国立国語研究所の現代日本語書き言葉均衡コーパス(BCCWJ)を元にした辞書のようです。
BCCWJコーパスとは
『現代日本語書き言葉均衡コーパス』(BCCWJ)は、現代日本語の書き言葉の全体像を把握するために構築したコーパスであり、現在、日本語について入手可能な唯一の均衡コーパスです。書籍全般、雑誌全般、新聞、白書、ブログ、 ネット掲示板、教科書、法律などのジャンルにまたがって1億430万語のデータを格納しており、各ジャンルについて無作為にサンプルを抽出しています。
参考: https://clrd.ninjal.ac.jp/bccwj/
- 現代日本語書き言葉均衡コーパスは、次の2種類の言語単位に分割され、品詞などの情報が付与されている
- 用例収集を目的とした短単位
- 言語的特徴の解明を目的とした長単位
Unidic辞書まとめ
- 1億430万語と元のデータが豊富
- 短単位は用例検索を重視した設計(単位の長さ、可能性に基づく品詞体系語源主義に基づく脱文脈化)となっているため、自然言語処理分野の統語解析や意味解析に向いていない(統語解析を行う場合は長単位の仕様を推奨)
- 統語解析には、構文機能に着目し、文節からトップダウンに認定する長単位の使用を推奨
- 短単位は用例検索に向けた斉一な単位なので検索エンジンのような情報検索システムには有効
mecab-ipadic-NEologd
ドキュメントには記載されていませんが、mecab-ipadic
に関係する辞書なので記載していきます。
mecab-ipadic-NEologd は、多数のWeb上の言語資源から得た新語を追加することでカスタマイズした MeCab 用のシステム辞書です。

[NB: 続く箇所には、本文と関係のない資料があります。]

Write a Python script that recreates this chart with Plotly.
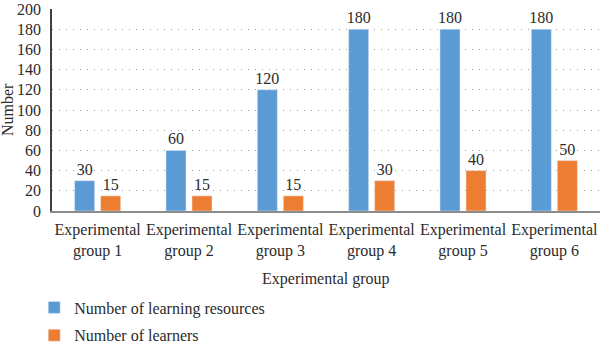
import plotly.graph_objects as go

categories = ["Experimental<br>group 1", "Experimental<br>group 2", "Experimental<br>group 3",
              "Experimental<br>group 4", "Experimental<br>group 5", "Experimental<br>group 6"]
resources = [30, 60, 120, 180, 180, 180]
learners = [15, 15, 15, 30, 40, 50]
series_names = ["Number of learning resources", "Number of learners"]
y_ticks = [0, 20, 40, 60, 80, 100, 120, 140, 160, 180, 200]

FONT = "Liberation Serif"
TXT = "#2b2b2b"
FS = 16

fig = go.Figure()
fig.add_trace(go.Bar(x=categories, y=resources, name=series_names[0], legendgroup="a",
                     marker_color="#5B9BD5", text=resources, textposition="outside",
                     constraintext="none",
                     textfont=dict(family=FONT, size=FS, color=TXT), cliponaxis=False))
fig.add_trace(go.Bar(x=categories, y=learners, name=series_names[1], legendgroup="b",
                     marker_color="#ED7D31", text=learners, textposition="outside",
                     constraintext="none",
                     textfont=dict(family=FONT, size=FS, color=TXT), cliponaxis=False))

fig.update_layout(
    width=600, height=345,
    margin=dict(l=52, r=0, t=9, b=134, autoexpand=False),
    paper_bgcolor="white", plot_bgcolor="white",
    barmode="group", bargap=0.43, bargroupgap=0.23,
    font=dict(family=FONT, size=FS, color=TXT),
    showlegend=True,
    legend=dict(x=0.057, xref="container", xanchor="left",
                y=0.158, yref="container", yanchor="top",
                orientation="v", font=dict(family=FONT, size=FS, color=TXT),
                bgcolor="rgba(0,0,0,0)", traceorder="grouped", tracegroupgap=4),
)
fig.update_xaxes(showline=True, linecolor="#8c8c8c", linewidth=1.5,
                 showgrid=False, ticks="", ticklabelstandoff=3,
                 tickfont=dict(family=FONT, size=FS, color=TXT))
fig.update_yaxes(range=[0, 200], tickvals=y_ticks, showline=True, linecolor="#404040",
                 linewidth=1.5, showgrid=True, gridcolor="#9a9a9a", griddash="1px,6px",
                 gridwidth=1, zeroline=False, ticks="", ticklabelstandoff=6,
                 tickfont=dict(family=FONT, size=FS, color=TXT))
fig.add_annotation(text="Number", xref="paper", yref="paper",
                   x=-0.082, y=0.5, xanchor="center", yanchor="middle", textangle=-90,
                   showarrow=False, font=dict(family=FONT, size=FS, color=TXT))
fig.add_annotation(text="Experimental group", xref="paper", yref="paper",
                   x=0.5, y=-0.335, xanchor="center", yanchor="middle", showarrow=False,
                   font=dict(family=FONT, size=FS, color=TXT))

fig.write_html("out.html")
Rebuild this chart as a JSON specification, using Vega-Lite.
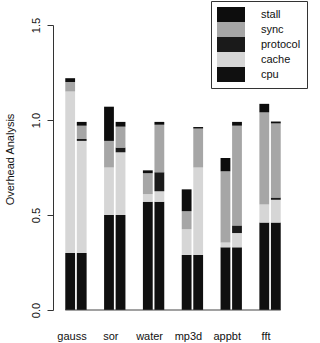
{
  "$schema": "https://vega.github.io/schema/vega-lite/v6.json",
  "width": 240,
  "height": 285,
  "autosize": {"type": "none"},
  "padding": {"left": 53, "top": 25, "right": 27, "bottom": 33},
  "background": "white",
  "config": {
    "font": "Liberation Sans",
    "view": {"stroke": null},
    "axis": {"labelColor": "#111", "titleColor": "#111", "domainColor": "#333", "tickColor": "#333"}
  },
  "layer": [
    {
      "data": {
        "values": [
          {"g": "gauss", "b": "1", "c": "cpu", "o": 1, "v": 0.30},
          {"g": "gauss", "b": "1", "c": "cache", "o": 2, "v": 0.85},
          {"g": "gauss", "b": "1", "c": "protocol", "o": 3, "v": 0.0},
          {"g": "gauss", "b": "1", "c": "sync", "o": 4, "v": 0.05},
          {"g": "gauss", "b": "1", "c": "stall", "o": 5, "v": 0.02},
          {"g": "gauss", "b": "2", "c": "cpu", "o": 1, "v": 0.30},
          {"g": "gauss", "b": "2", "c": "cache", "o": 2, "v": 0.59},
          {"g": "gauss", "b": "2", "c": "protocol", "o": 3, "v": 0.01},
          {"g": "gauss", "b": "2", "c": "sync", "o": 4, "v": 0.07},
          {"g": "gauss", "b": "2", "c": "stall", "o": 5, "v": 0.02},
          {"g": "sor", "b": "1", "c": "cpu", "o": 1, "v": 0.50},
          {"g": "sor", "b": "1", "c": "cache", "o": 2, "v": 0.25},
          {"g": "sor", "b": "1", "c": "protocol", "o": 3, "v": 0.0},
          {"g": "sor", "b": "1", "c": "sync", "o": 4, "v": 0.14},
          {"g": "sor", "b": "1", "c": "stall", "o": 5, "v": 0.18},
          {"g": "sor", "b": "2", "c": "cpu", "o": 1, "v": 0.50},
          {"g": "sor", "b": "2", "c": "cache", "o": 2, "v": 0.33},
          {"g": "sor", "b": "2", "c": "protocol", "o": 3, "v": 0.025},
          {"g": "sor", "b": "2", "c": "sync", "o": 4, "v": 0.11},
          {"g": "sor", "b": "2", "c": "stall", "o": 5, "v": 0.025},
          {"g": "water", "b": "1", "c": "cpu", "o": 1, "v": 0.57},
          {"g": "water", "b": "1", "c": "cache", "o": 2, "v": 0.04},
          {"g": "water", "b": "1", "c": "protocol", "o": 3, "v": 0.0},
          {"g": "water", "b": "1", "c": "sync", "o": 4, "v": 0.11},
          {"g": "water", "b": "1", "c": "stall", "o": 5, "v": 0.015},
          {"g": "water", "b": "2", "c": "cpu", "o": 1, "v": 0.57},
          {"g": "water", "b": "2", "c": "cache", "o": 2, "v": 0.055},
          {"g": "water", "b": "2", "c": "protocol", "o": 3, "v": 0.10},
          {"g": "water", "b": "2", "c": "sync", "o": 4, "v": 0.25},
          {"g": "water", "b": "2", "c": "stall", "o": 5, "v": 0.015},
          {"g": "mp3d", "b": "1", "c": "cpu", "o": 1, "v": 0.29},
          {"g": "mp3d", "b": "1", "c": "cache", "o": 2, "v": 0.135},
          {"g": "mp3d", "b": "1", "c": "protocol", "o": 3, "v": 0.0},
          {"g": "mp3d", "b": "1", "c": "sync", "o": 4, "v": 0.095},
          {"g": "mp3d", "b": "1", "c": "stall", "o": 5, "v": 0.115},
          {"g": "mp3d", "b": "2", "c": "cpu", "o": 1, "v": 0.29},
          {"g": "mp3d", "b": "2", "c": "cache", "o": 2, "v": 0.46},
          {"g": "mp3d", "b": "2", "c": "protocol", "o": 3, "v": 0.0},
          {"g": "mp3d", "b": "2", "c": "sync", "o": 4, "v": 0.205},
          {"g": "mp3d", "b": "2", "c": "stall", "o": 5, "v": 0.008},
          {"g": "appbt", "b": "1", "c": "cpu", "o": 1, "v": 0.33},
          {"g": "appbt", "b": "1", "c": "cache", "o": 2, "v": 0.025},
          {"g": "appbt", "b": "1", "c": "protocol", "o": 3, "v": 0.0},
          {"g": "appbt", "b": "1", "c": "sync", "o": 4, "v": 0.375},
          {"g": "appbt", "b": "1", "c": "stall", "o": 5, "v": 0.07},
          {"g": "appbt", "b": "2", "c": "cpu", "o": 1, "v": 0.33},
          {"g": "appbt", "b": "2", "c": "cache", "o": 2, "v": 0.075},
          {"g": "appbt", "b": "2", "c": "protocol", "o": 3, "v": 0.04},
          {"g": "appbt", "b": "2", "c": "sync", "o": 4, "v": 0.525},
          {"g": "appbt", "b": "2", "c": "stall", "o": 5, "v": 0.02},
          {"g": "fft", "b": "1", "c": "cpu", "o": 1, "v": 0.46},
          {"g": "fft", "b": "1", "c": "cache", "o": 2, "v": 0.095},
          {"g": "fft", "b": "1", "c": "protocol", "o": 3, "v": 0.0},
          {"g": "fft", "b": "1", "c": "sync", "o": 4, "v": 0.485},
          {"g": "fft", "b": "1", "c": "stall", "o": 5, "v": 0.045},
          {"g": "fft", "b": "2", "c": "cpu", "o": 1, "v": 0.46},
          {"g": "fft", "b": "2", "c": "cache", "o": 2, "v": 0.12},
          {"g": "fft", "b": "2", "c": "protocol", "o": 3, "v": 0.012},
          {"g": "fft", "b": "2", "c": "sync", "o": 4, "v": 0.39},
          {"g": "fft", "b": "2", "c": "stall", "o": 5, "v": 0.01}
        ]
      },
      "mark": {"type": "bar"},
      "encoding": {
        "x": {
          "field": "g", "type": "nominal",
          "scale": {"domain": ["gauss", "sor", "water", "mp3d", "appbt", "fft"], "paddingInner": 0.45, "paddingOuter": 0.316},
          "axis": {"title": null, "labelAngle": 0, "domain": false, "ticks": false, "labelPadding": 20, "labelOffset": -4, "labelFontSize": 11}
        },
        "xOffset": {"field": "b", "type": "nominal", "scale": {"paddingInner": 0.15, "paddingOuter": 0}},
        "y": {
          "field": "v", "type": "quantitative", "stack": "zero",
          "scale": {"domain": [0, 1.5], "nice": false},
          "axis": {
            "title": "Overhead Analysis", "titleFontWeight": "normal", "titleFontSize": 11,
            "titleAngle": 270, "titleAlign": "center", "titleBaseline": "middle", "titleX": -43, "titleY": 134,
            "values": [0, 0.5, 1, 1.5], "format": ".1f", "grid": false,
            "labelAngle": 270, "labelAlign": "center", "labelBaseline": "bottom",
            "tickSize": 6, "labelPadding": 6, "labelFontSize": 11
          }
        },
        "color": {
          "field": "c", "type": "nominal",
          "scale": {"domain": ["stall", "sync", "protocol", "cache", "cpu"], "range": ["#0d0d0d", "#a6a6a6", "#1a1a1a", "#d6d6d6", "#101010"]},
          "legend": {
            "title": null, "orient": "none", "legendX": 158, "legendY": -24,
            "symbolType": "M-1.867,-1H1.867V1H-1.867Z", "symbolSize": 225, "symbolStrokeWidth": 0, "symbolOpacity": 1,
            "symbolOffset": 6.5,
            "strokeColor": "#333", "fillColor": "white", "padding": 6, "rowPadding": 0,
            "labelOffset": 22.5, "labelFontSize": 11, "labelColor": "#111",
            "labelExpr": "datum.label + '          '"
          }
        },
        "order": {"field": "o", "type": "quantitative", "sort": "ascending"}
      }
    },
    {
      "data": {"values": [{"g": "gauss", "g2": "fft", "v": 0}]},
      "mark": {"type": "rule", "color": "#444", "strokeWidth": 1},
      "encoding": {
        "x": {"field": "g", "type": "nominal", "bandPosition": 0},
        "x2": {"field": "g2", "bandPosition": 1},
        "y": {"field": "v", "type": "quantitative"}
      }
    }
  ]
}
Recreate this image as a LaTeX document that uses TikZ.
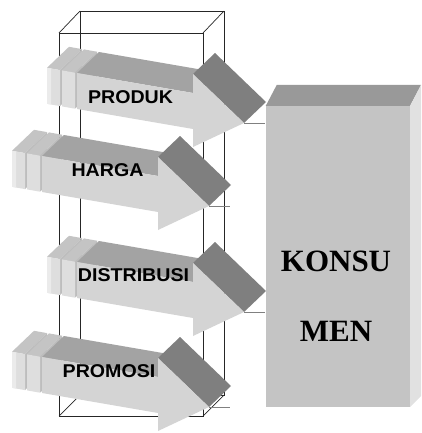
\documentclass[tikz,border=0pt]{standalone}
\usepackage{fontspec}
\usepackage{graphicx}
\newfontfamily\labelfont{Liberation Sans}
\newfontfamily\boxfont{Liberation Serif}
\definecolor{afront}{HTML}{D4D4D4}
\definecolor{atop}{HTML}{A3A3A3}
\definecolor{ahead}{HTML}{7F7F7F}
\definecolor{sfront}{HTML}{DEDEDE}
\definecolor{stop}{HTML}{C4C4C4}
\definecolor{sside}{HTML}{BDBDBD}
\definecolor{kfrontc}{HTML}{C4C4C4}
\definecolor{ktopc}{HTML}{999999}
\definecolor{ksidec}{HTML}{E1E1E1}
\newcommand\widetext[1]{\scalebox{1.06}[1]{#1}}
\newcommand\mkarrow[2]{%
 \begin{scope}[shift={(#1,#2)}]
  % tail slab A
  \fill[stop] (-146,-6.2) -- ++(22,-21) -- (-111,-24.9) -- (-133,-3.9) -- cycle;
  \fill[sside] (-133,-3.9) -- ++(22,-21) -- ++(0,36) -- (-133,32.1) -- cycle;
  \fill[sfront] (-146,-6.2) -- (-133,-3.9) -- (-133,32.1) -- (-146,29.8) -- cycle;
  \fill[white!92!black] (-146,-6.2) -- (-142,-5.5) -- (-142,30.5) -- (-146,29.8) -- cycle;
  % tail slab B
  \fill[stop] (-131,-3.6) -- ++(22,-21) -- (-96,-22.3) -- (-118,-1.3) -- cycle;
  \fill[sside] (-118,-1.3) -- ++(22,-21) -- ++(0,36) -- (-118,34.7) -- cycle;
  \fill[sfront] (-131,-3.6) -- (-118,-1.3) -- (-118,34.7) -- (-131,32.4) -- cycle;
  % shaft top face
  \fill[atop] (-116,-1) -- (-94,-22) -- (22,-2) -- (0,19) -- cycle;
  % head top face
  \fill[ahead] (0,0) -- (22,-21) -- (73,28) -- (51,49) -- cycle;
  % front face
  \fill[afront] (-116,-1) -- (0,19) -- (0,0) -- (51,49) -- (0,73) -- (0,55) -- (-116,35) -- cycle;
  % base line at the tip
  \draw[tipline] (51,49) -- (72,49);
 \end{scope}}
\begin{document}
\begin{tikzpicture}[x=1pt,y=-1pt,
  wire/.style={draw=black!85,line width=0.7pt},
  tipline/.style={draw=black!50,line width=0.7pt},
  lbl/.style={font=\labelfont\bfseries\fontsize{18.5}{18.5}\selectfont,inner sep=0pt,anchor=base},
  ktext/.style={font=\boxfont\bfseries\fontsize{31}{31}\selectfont,inner sep=0pt,anchor=base}]
\useasboundingbox (0,0) rectangle (421,433);
% wireframe column
\draw[wire] (59,33) rectangle (203,416);
\draw[wire] (80,11) rectangle (224,395);
\draw[wire] (59,33) -- (80,11) (203,33) -- (224,11) (59,416) -- (80,395) (203,416) -- (224,395);
% arrows
\mkarrow{193}{74}
\mkarrow{158}{157}
\mkarrow{193}{263}
\mkarrow{158}{358}
\node[lbl] (produk) at (130.5,103) {\widetext{PRODUK}};
\node[lbl] (harga) at (107.5,176) {\widetext{HARGA}};
\node[lbl] (distribusi) at (133.5,281) {\widetext{DISTRIBUSI}};
\node[lbl] (promosi) at (109,377) {\widetext{PROMOSI}};
% konsumen block
\fill[ktopc] (265.7,106) -- (276.7,85) -- (421,85) -- (410,106) -- cycle;
\fill[ksidec] (410,106) -- (421,85) -- (421,396) -- (410,407) -- cycle;
\node[fill=kfrontc,minimum width=144.3pt,minimum height=301pt,inner sep=0pt,anchor=north west] (konsumen) at (265.7,106) {};
\node[ktext] (konsu) at (336,271.7) {KONSU};
\node[ktext] (men) at (336,341.7) {MEN};
\end{tikzpicture}
\end{document}
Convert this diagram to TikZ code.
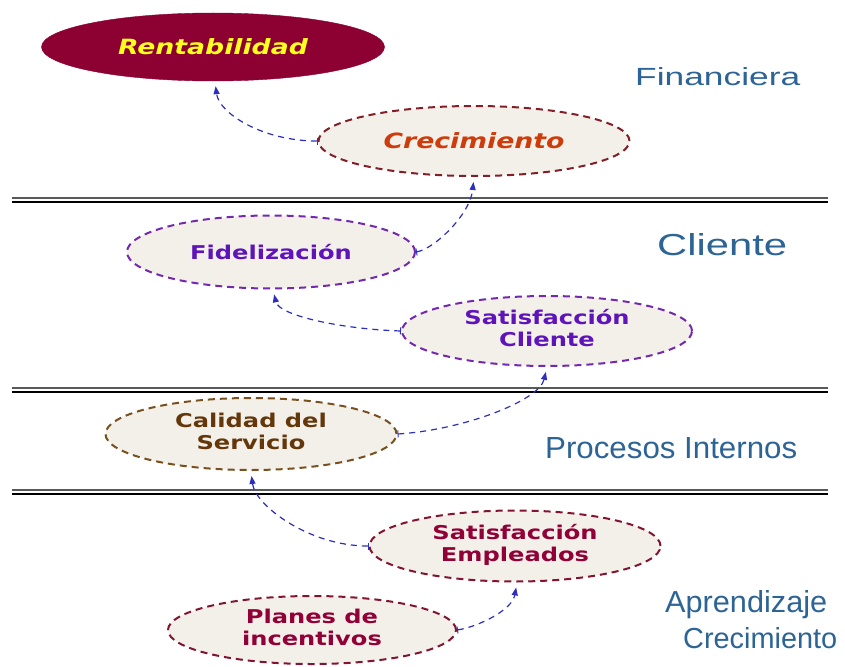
\documentclass[tikz,border=0pt]{standalone}
\usepackage{fontspec}
\usepackage{graphicx}
\usetikzlibrary{shapes.geometric,arrows.meta}
\newfontfamily\nodefont{DejaVu Sans}
\newfontfamily\labfont{Liberation Sans}
\definecolor{renfill}{RGB}{140,0,50}
\definecolor{renText}{RGB}{255,255,30}
\definecolor{ellfill}{RGB}{243,240,233}
\definecolor{creText}{RGB}{205,60,10}
\definecolor{creLine}{RGB}{130,30,40}
\definecolor{purLine}{RGB}{115,40,175}
\definecolor{purText}{RGB}{95,20,185}
\definecolor{brnLine}{RGB}{120,80,30}
\definecolor{brnText}{RGB}{100,55,10}
\definecolor{redLine}{RGB}{130,20,50}
\definecolor{redText}{RGB}{145,0,55}
\definecolor{arrowBlue}{RGB}{45,45,190}
\definecolor{labBlue}{RGB}{45,100,150}
\newcommand\sx[1]{\scalebox{1.27}[1]{#1}}
\newcommand\two[2]{\sx{\begin{tabular}{@{}c@{}}#1\\#2\end{tabular}}}
\newcommand\lab[3]{\resizebox{#1pt}{#2pt}{\labfont #3}}
\begin{document}
\begin{tikzpicture}[x=1pt,y=-1pt,
  ell/.style={ellipse, inner sep=0pt, fill=ellfill, line width=2pt,
     dash pattern=on 7pt off 5pt},
  plain/.style={font=\nodefont\bfseries\fontsize{19}{22}\selectfont},
  ital/.style={font=\nodefont\bfseries\itshape\fontsize{21}{24}\selectfont},
  conn/.style={draw=arrowBlue, line width=1.2pt, dash pattern=on 6pt off 5pt,
     {Bar[width=7pt,line width=1pt]}-{Triangle[length=8pt,width=6pt]},
     shorten >=5pt},
  sep/.style={line width=1.6pt},
  labtext/.style={anchor=base west, inner sep=0pt, text=labBlue}
]
\useasboundingbox (0,0) rectangle (845,666);
\fill[white] (0,0) rectangle (845,666);

% separators
\foreach \yy in {200,390,492}{
  \draw[sep, draw=black!65] (12,\yy-1.8) -- (828,\yy-1.8);
  \draw[sep, draw=black] (12,\yy+1.8) -- (828,\yy+1.8);
}

% nodes
\node[ellipse, inner sep=0pt, fill=renfill, draw=renfill, minimum width=343pt,
  minimum height=68pt, ital, text=renText] (ren) at (213,47) {\sx{Rentabilidad}};
\node[ell, draw=creLine, minimum width=311pt, minimum height=70pt, ital,
  text=creText] (cre) at (474,141) {\sx{Crecimiento}};
\node[ell, draw=purLine, minimum width=288pt, minimum height=73pt, plain,
  text=purText] (fid) at (271,252) {\sx{Fidelización}};
\node[ell, draw=purLine, minimum width=290pt, minimum height=70pt, plain,
  text=purText] (satc) at (547,331) {\two{Satisfacción}{Cliente}};
\node[ell, draw=brnLine, minimum width=291pt, minimum height=72pt, plain,
  text=brnText] (cal) at (251,434) {\two{Calidad del}{Servicio}};
\node[ell, draw=redLine, minimum width=291pt, minimum height=71pt, plain,
  text=redText] (sate) at (515,546) {\two{Satisfacción}{Empleados}};
\node[ell, draw=redLine, minimum width=288pt, minimum height=68pt, plain,
  text=redText] (pla) at (312,630) {\two{Planes de}{incentivos}};

% perspective labels
\node[labtext] (fin) at (635,86) {\lab{165}{18}{Financiera}};
\node[labtext] (cli) at (657,255) {\lab{130}{22}{Cliente}};
\node[labtext] (pro) at (545,458) {\lab{252}{21}{Procesos Internos}};
\node[labtext] (apr) at (665,612) {\lab{162}{22}{Aprendizaje}};
\node[labtext] (cre2) at (683,648) {\lab{154}{21}{Crecimiento}};

% connectors
\draw[conn] (cre.west) .. controls +(-55,0) and +(4,32) .. ([xshift=2pt]ren.south);
\draw[conn] (fid.east) .. controls +(18,-3) and +(-4,38) .. (cre.south);
\draw[conn] (satc.west) .. controls +(-60,-2) and +(6,26) .. ([xshift=2pt]fid.south);
\draw[conn] (cal.east) .. controls +(65,-4) and +(-8,34) .. (satc.south);
\draw[conn] (sate.west) .. controls +(-60,0) and +(4,34) .. (cal.south);
\draw[conn] (pla.east) .. controls +(20,-3) and +(-5,28) .. ([xshift=2pt]sate.south);
\end{tikzpicture}
\end{document}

Web上の文書の解析をする際には、この辞書と標準のシステム辞書(ipadic)を併用することをオススメします。
IPA辞書は「IPAコーパスの内容が元になっており辞書が更新されることがないため新しい言葉や固有名詞に弱い」という弱点がありましたが、mecab-ipadic-NEologd
はそれを補ってくれます。
mecab-ipadic-NEologdの特徴
- 利点
- 辞書の更新が週に2回行われるので新しい固有表現に強い
- IPA辞書では正しく分割できない固有表現などの語の表層(表記)とフリガナの組を約319万組(重複エントリを含む)採録している
- Web上の言語資源を活用しているので、更新時に新しい固有表現を採録できる
- 欠点
- 固有表現の分類が不十分
- 固有表現では無い語も固有表現として登録される
- 固有表現の表記とフリガナの対応づけを間違っている場合がある
- 欠点はあるものの、新しい固有名詞などに対するIPA辞書の弱点が克服されている
まとめ
辞書の使い分けとしては以下のような使い分けになりそうです。
- 新しい固有名詞などを用いた形態素解析の場合は、IPA辞書とNEologdの併用。
- 精度が求められる形態素解析の場合はJuman辞書。
- 検索クエリの解析などではUnidic辞書。
初めにも書きましたが、どのような目的で解析するか、形態素解析エンジンに何を用いるかによっても選択するべき辞書は変わってきます。
形態素解析エンジンにMeCabを使用するのであればIPA辞書とNEologdの併用一択な気がしますが、様々な解析をしたい場合は形態素解析エンジンにJUMAN、Juman辞書一択な気がします。